The importance of TQM lies in its ability to contribute towards the success of the organisation by pleasing the customer, delighting the customer and by these, retaining the customer. Customer loyalty, which is argued to be the natural result of a customer-focused organisation, is the premise on which TQM rests. The concept of the internal customer (and the internal supplier) is a new one, which engenders the concept of the quality chain, underscoring and underlining the TQM concept for a shift from external customer focus to internal customer focus.
An important point to note also would be leverage. Quality guru Deming believes that senior management is responsible for 94% of the organisation’s problems; and Crosby and Juran tend to hold similar views though in varying degrees (Oakland, 2009). If we hold this to be true, and if we also agree that employee empowerment is crucial to a successful TQM, then direction and leverage of the organization’s mechanism may well have shifted, and while a superficial assessment of this may emit an automatic agreement, there is a need to understand that employee empowerment does not necessarily mean a loss of direction by senior management.
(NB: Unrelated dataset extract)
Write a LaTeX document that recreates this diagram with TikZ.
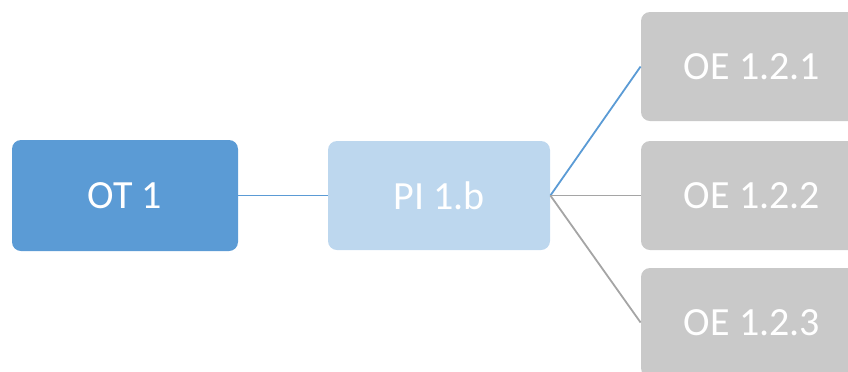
\documentclass[tikz,border=0pt]{standalone}
\usepackage{fontspec}
\setmainfont{Carlito}
\definecolor{otblue}{HTML}{5B9BD5}
\definecolor{pilight}{HTML}{BDD7EE}
\definecolor{oegray}{HTML}{C9C9C9}
\definecolor{linegray}{HTML}{A5A5A5}
\tikzset{
  box/.style={rounded corners=4.5pt, inner sep=0pt, text=white, font=\fontsize{20}{24}\selectfont},
}
\begin{document}
\begin{tikzpicture}[x=0.5pt,y=-0.5pt]
    \useasboundingbox (0,0) rectangle (848,371);
    \clip (0,0) rectangle (848,371);

    %boxes
    \node[box,fill=otblue,minimum width=113pt,minimum height=55.5pt] (ot) at (125,195.5) {OT 1};
    \node[box,fill=pilight,minimum width=111pt,minimum height=54.5pt] (pi) at (439,195.5) {PI 1.b};
    \node[box,fill=oegray,minimum width=111pt,minimum height=54.5pt] (oea) at (752,66.5) {OE 1.2.1};
    \node[box,fill=oegray,minimum width=111pt,minimum height=54.5pt] (oeb) at (752,195.5) {OE 1.2.2};
    \node[box,fill=oegray,minimum width=111pt,minimum height=54.5pt] (oec) at (752,322.5) {OE 1.2.3};

    %links
    \draw[otblue,line width=0.9pt] (ot.east) -- (pi.west);
    \draw[otblue,line width=0.9pt] (pi.east) -- (oea.west);
    \draw[linegray,line width=0.9pt] (pi.east) -- (oeb.west);
    \draw[linegray,line width=0.9pt] (pi.east) -- (oec.west);
\end{tikzpicture}
\end{document}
However by this same token, a framework for quality management improvement could well include a revamp of senior management administration and relationships as well as employee empowerment. Hafeez et al (2006) suggests that a framework is useless if there exist no clear measurable achievement targets. Guru Ishikawa believed in the use of statistical tools to measure quality improvements; he also held the view that the internal customer was one of the most intrinsic elements to a successful TQM implementation, a sentiment shared by Oakland (2009).
TQM is a management philosophy that lays emphasis on improvement through innovation. Different writers and TQM thinkers have defined or described improvement to be disparate practices, theories or philosophies. Nowadays TQM engulfs and incorporates standard development, quality control management, the zero-defect principle, lean manufacturing and management, requirement conformance and even Business Process Re-engineering (BPR) and Business Excellence. While it can be maintained that innovation is part of TQM, it is not clear if it is radical or incremental innovation that fully supports TQM, which probably explains why BPR (which is more akin to radical innovation) is considered a different management philosophy from TQM (which tends to support incremental innovation from a continuous improvement perspective). The danger of leaning towards the continuous improvement philosophy as a watchword of TQM is the suggestion that one-off quality improvements and innovations (radical or not) may be considered outside the purview of TQM.
The crux of TQM is based on not one or two concepts but a management of a combination of concepts that include employee empowerment and involvement the satisfaction and delighting of the customer; continuous improvement of business processes; and an organization restructure which facilitates the breakdown of traditional hierarchy and introducing a new structure where information flow is fluid and where the disconnect between senior management and the workforce is mended.
1. Hafeez, K., Malak, N. and Abdelmeguid, H. (2006) A Framework for TQM to Achieve Business Excellence. The Total Quality Management Journal. Vol. 17, No. 9, pp.1213-1229.
2. Oakland, J.S. (2009) TQM: Text with Cases. 3rd ed. Elsevier Ltd.